━━ Data
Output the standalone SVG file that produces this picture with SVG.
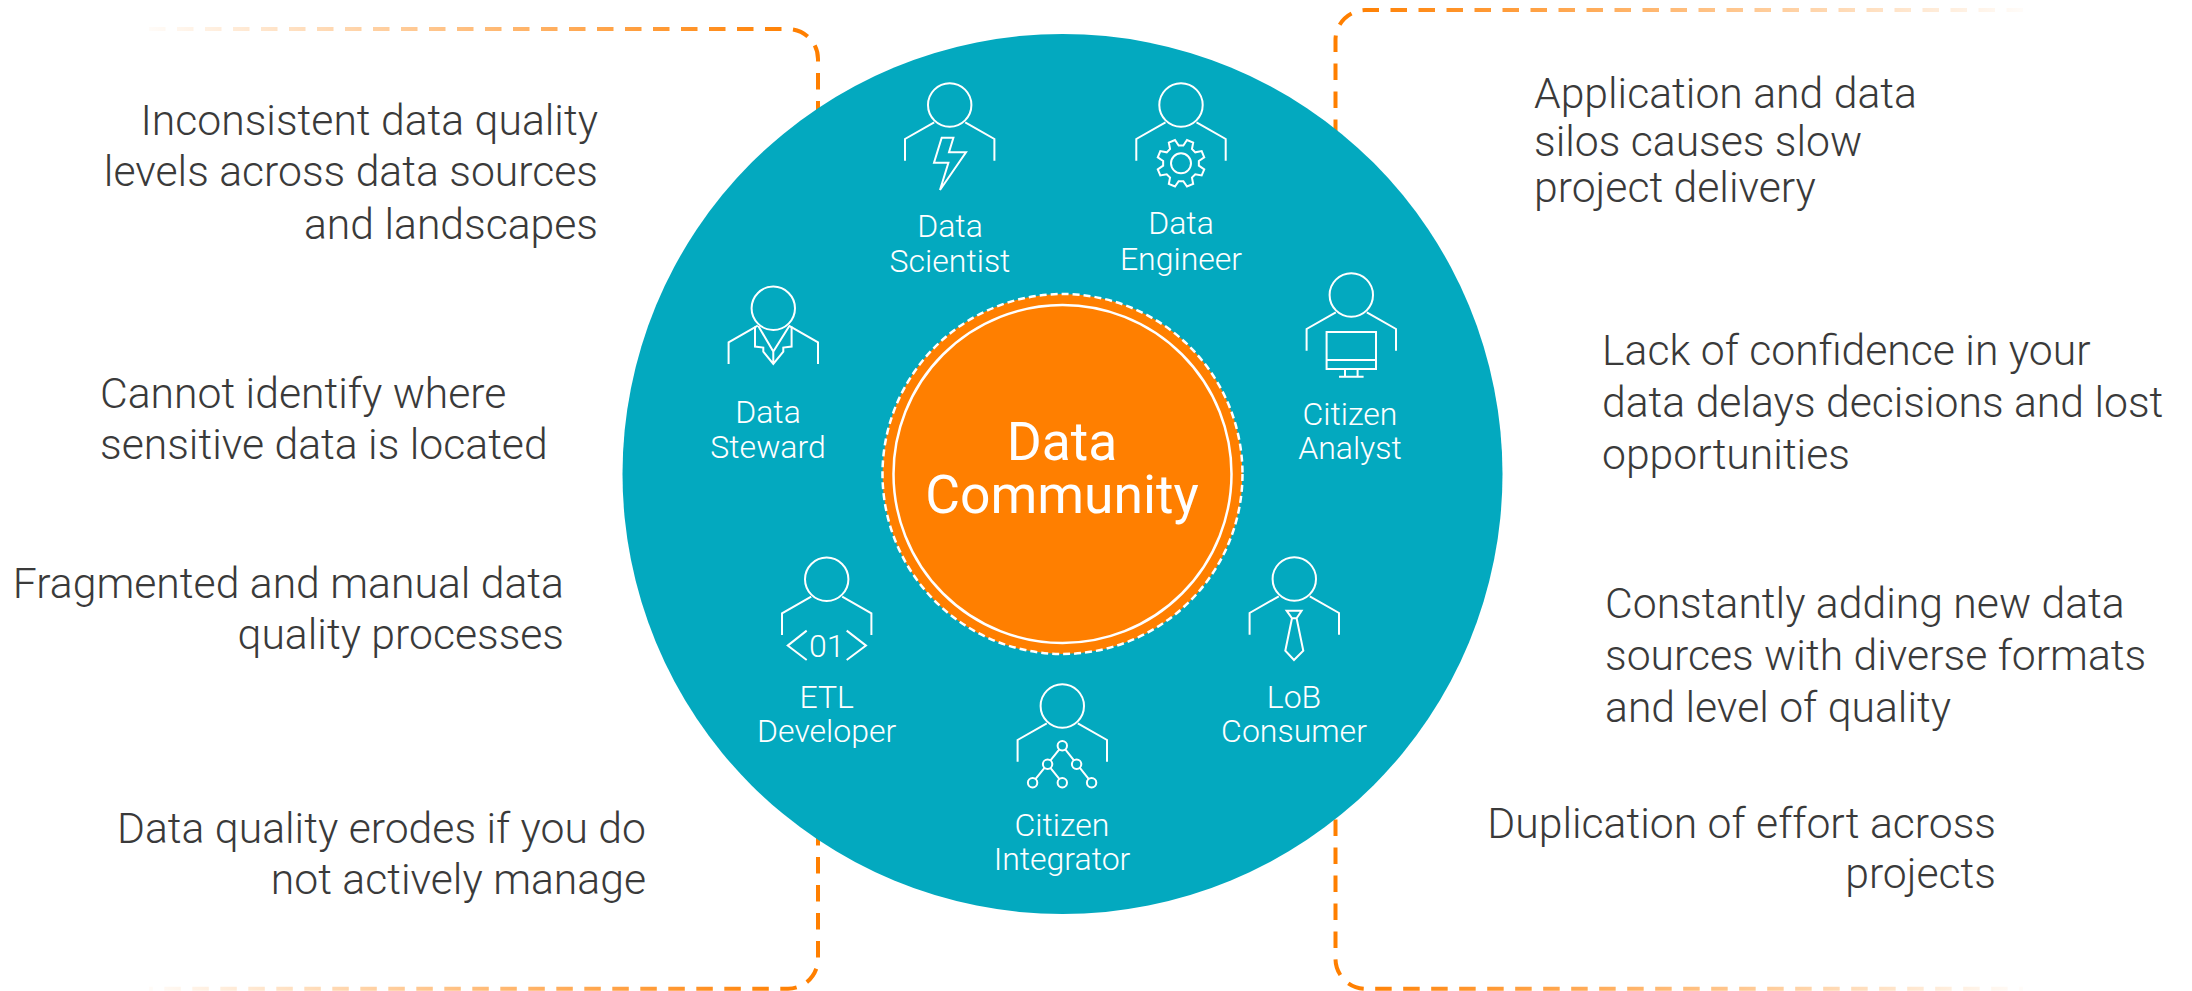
<svg xmlns="http://www.w3.org/2000/svg" width="2192" height="991" viewBox="0 0 2192 991">
<style>
text{font-family:Roboto,"Liberation Sans",sans-serif;font-weight:300}
.t{font-size:42.7px;fill:#3a3a3a}
.e{text-anchor:end}
.r{font-size:32px;fill:#fff;text-anchor:middle}
.c{font-size:53.4px;fill:#fff;text-anchor:middle;font-weight:400}
.i{fill:none;stroke:#fff;stroke-width:2}
.b{fill:none;stroke-width:4;stroke-dasharray:16.5 11.5}
</style>
<defs>
<linearGradient id="gl" gradientUnits="userSpaceOnUse" x1="130" y1="0" x2="800" y2="0"><stop offset="0" stop-color="#ff7f00" stop-opacity="0"/><stop offset="1" stop-color="#ff7f00"/></linearGradient>
<linearGradient id="gr" gradientUnits="userSpaceOnUse" x1="2040" y1="0" x2="1350" y2="0"><stop offset="0" stop-color="#ff7f00" stop-opacity="0"/><stop offset="1" stop-color="#ff7f00"/></linearGradient>
<g id="person" class="i"><circle r="21.7"/><path d="M-15.5 17.3L-44.7 34V55.7M15.5 17.3L44.7 34V55.7"/></g>
</defs>
<rect width="2192" height="991" fill="#fff"/>
<g id="connectors">
<path class="b" stroke="url(#gl)" d="M149 29H788A30 30 0 0 1 818 59V958A30 30 0 0 1 788 988.7H149"/>
<path class="b" stroke="url(#gr)" d="M2023 10H1365A30 30 0 0 0 1335.5 40V958A30 30 0 0 0 1365 988.7H2023"/>
</g>
<g id="community-ring"><circle cx="1062.5" cy="474" r="440" fill="#03a9bf"/></g>
<g id="center">
<circle cx="1062.5" cy="474" r="180" fill="#ff7f00" stroke="#fff" stroke-width="2.5" stroke-dasharray="7 4"/>
<circle cx="1062.5" cy="474" r="169" fill="none" stroke="#fff" stroke-width="2.5"/>
<text class="c"><tspan x="1062" y="460">Data</tspan><tspan x="1062" y="513">Community</tspan></text>
</g>
<g id="data-scientist"><use href="#person" x="949.7" y="105"/>
<polygon class="i" transform="translate(949.7 105)" points="-8,32.7 3.7,32.7 -0.7,47.3 16.3,47.3 -9.7,85 -1.3,57.7 -15.7,57.7"/>
<text class="r" x="950" y="236.7">Data</text><text class="r" x="950" y="271.7">Scientist</text></g>
<g id="data-engineer"><use href="#person" x="1181" y="105"/>
<g class="i" transform="translate(1181 163.3)"><circle r="10"/><polygon points="17.85,2.35 23.24,6.01 20.68,12.18 14.28,10.96 10.96,14.28 12.18,20.68 6.01,23.24 2.35,17.85 -2.35,17.85 -6.01,23.24 -12.18,20.68 -10.96,14.28 -14.28,10.96 -20.68,12.18 -23.24,6.01 -17.85,2.35 -17.85,-2.35 -23.24,-6.01 -20.68,-12.18 -14.28,-10.96 -10.96,-14.28 -12.18,-20.68 -6.01,-23.24 -2.35,-17.85 2.35,-17.85 6.01,-23.24 12.18,-20.68 10.96,-14.28 14.28,-10.96 20.68,-12.18 23.24,-6.01 17.85,-2.35"/></g>
<text class="r" x="1181" y="234.3">Data</text><text class="r" x="1181" y="270">Engineer</text></g>
<g id="data-steward"><use href="#person" x="773.3" y="308.3"/>
<path class="i" transform="translate(773.3 308.3)" d="M-18.3 18.3V38.3L-10 39.3V43.3L0 55.7L10 43.3V39.3L18.3 38.3V18.3M-15 17.7L0 43.3L16 17.7M0 43.3V55.7"/>
<text class="r" x="768" y="423.3">Data</text><text class="r" x="768" y="458.3">Steward</text></g>
<g id="citizen-analyst"><use href="#person" x="1351.3" y="295"/>
<path class="i" transform="translate(1351.3 295)" d="M-24.7 37H24.7V74H-24.7ZM-24.7 65H24.7M-6.3 74V81.7M6.3 74V81.7M-12.3 81.7H12.3"/>
<text class="r" x="1350" y="425">Citizen</text><text class="r" x="1350" y="459.3">Analyst</text></g>
<g id="etl-developer"><use href="#person" x="826.7" y="579.3"/>
<path class="i" transform="translate(826.7 579.3)" d="M-20 51.3L-39 66.3L-20 80.7M20 51.3L39.3 66.3L20 80.7"/>
<text class="r" x="826.7" y="656.7">01</text>
<text class="r" x="826.7" y="708.3">ETL</text><text class="r" x="826.7" y="742.3">Developer</text></g>
<g id="citizen-integrator"><use href="#person" x="1062.3" y="706"/>
<g class="i" transform="translate(1062.3 706)"><path d="M0 39.7L-29.7 76.7M-14.7 58.3L0 76.7M0 39.7L29.3 76.7"/>
<g style="fill:#03a9bf"><circle cy="39.7" r="4.7"/><circle cx="-14.7" cy="58.3" r="4.7"/><circle cx="14.3" cy="58.3" r="4.7"/><circle cx="-29.7" cy="76.7" r="4.7"/><circle cy="76.7" r="4.7"/><circle cx="29.3" cy="76.7" r="4.7"/></g></g>
<text class="r" x="1062" y="835.7">Citizen</text><text class="r" x="1062" y="870">Integrator</text></g>
<g id="lob-consumer"><use href="#person" x="1294.3" y="579"/>
<path class="i" transform="translate(1294.3 579)" d="M-7.7 31.7H7.3L2.3 39.3H-2.3ZM-2.3 39.3L-9 71.7L-0.3 81L9 71.7L2.3 39.3"/>
<text class="r" x="1294" y="708.3">LoB</text><text class="r" x="1294" y="742.3">Consumer</text></g>
<g id="left-issues">
<text class="t e" x="598" y="135">Inconsistent data quality</text><text class="t e" x="598" y="186">levels across data sources</text><text class="t e" x="598" y="239">and landscapes</text>
<text class="t" x="100" y="408">Cannot identify where</text><text class="t" x="100" y="459">sensitive data is located</text>
<text class="t e" x="564" y="598">Fragmented and manual data</text><text class="t e" x="564" y="649">quality processes</text>
<text class="t e" x="646" y="843">Data quality erodes if you do</text><text class="t e" x="646" y="894">not actively manage</text>
</g>
<g id="right-issues">
<text class="t" x="1534" y="108">Application and data</text><text class="t" x="1534" y="156">silos causes slow</text><text class="t" x="1534" y="202">project delivery</text>
<text class="t" x="1602" y="365">Lack of confidence in your</text><text class="t" x="1602" y="417">data delays decisions and lost</text><text class="t" x="1602" y="469">opportunities</text>
<text class="t" x="1605" y="618">Constantly adding new data</text><text class="t" x="1605" y="670">sources with diverse formats</text><text class="t" x="1605" y="722">and level of quality</text>
<text class="t e" x="1996" y="838">Duplication of effort across</text><text class="t e" x="1996" y="888">projects</text>
</g>
</svg>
━━━━
**To be done**
Pick out the lines containing the string "with" and show them.

**Response to the exercise**
Output the standalone SVG file that produces this picture with SVG.
<text class="t" x="1605" y="618">Constantly adding new data</text><text class="t" x="1605" y="670">sources with diverse formats</text><text class="t" x="1605" y="722">and level of quality</text>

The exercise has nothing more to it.